Thursday, June 29, 2006

Pneumothorax and pilot's license

This was left as a comment for this case on pneumothorax, but I reposted it here, as it is interesting:
I am a 19-yr old who had a right spontaneous pneumothorax. BP: 130/70-ish Oxygen Sat: 98% HR: 62

Chest tube inserted first, and then VATS done. First chest xray showed my right lung had collapsed to a size of about 10 to 20% of the original size. Subsequent X-rays after the VATS showed that my lung had re-expanded to 90% of its original size. The surgeons warned of a 10% chance of recurrence or occurrence in the other lung.

My question is, I am passionate about flying, and already secured a place in the undergraduate program in Bachelor of Science (Aviation) in Perth's Edith Cowan University, which includes Commercial Pilot's License. They are waiting for my acceptance. Do I still have the medical conditions and requirements to fly?

2 comments - CLICK HERE to read & add your own!:

Baleeiro said...

I could not find a good reference or answer at the Aerospace Medical Association website.
I did find these entries on the USAF School of Aerospace Medicine Flight surgeon's guide: "Chronic obstructive pulmonary disease (COPD)
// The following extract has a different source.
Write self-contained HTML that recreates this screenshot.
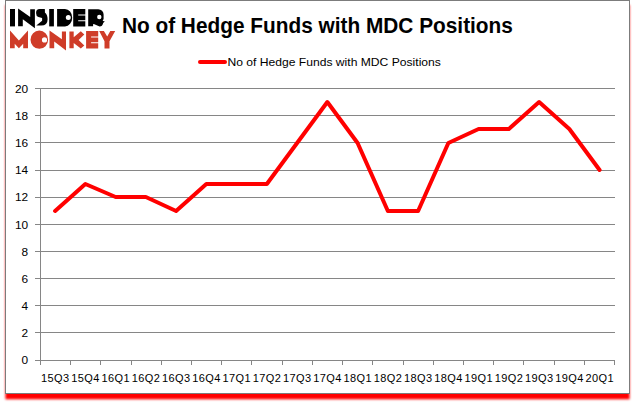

This includes both chronic bronchitis and emphysema. COPD is disqualifying for initial flight training, but may be waived for Flying Class II or III after careful evaluation if the aviator is asymptomatic or has only minimal symptoms, has no evidence of reactivity, and requires no medication. Smoking cessation is essential. Bullous emphysema is disqualifying because of the risk of rupture and pneumothorax at altitude.

Reactive Airway Disease

Asthma or a prior history of asthma is disqualifying for flying training. It is also disqualifying as a new condition in rated aviators because it can be adversely affected by many stressors in the aviation environment such as cold dry air, smoke and fumes, pressure breathing, exertion, and possibly high +Gz. No medications for treatment of asthma are currently authorized for use by USAF aviators."
They do not seem to directly address Pneumothoraces but bullous disease seems to be an exclusion criteria.

Baleeiro said...

The Aerospace Medical Association ( a good website and contact numbers and e-mail and they might be a very good resource for you to find out the rules regarding pneumothoraces and professional flying.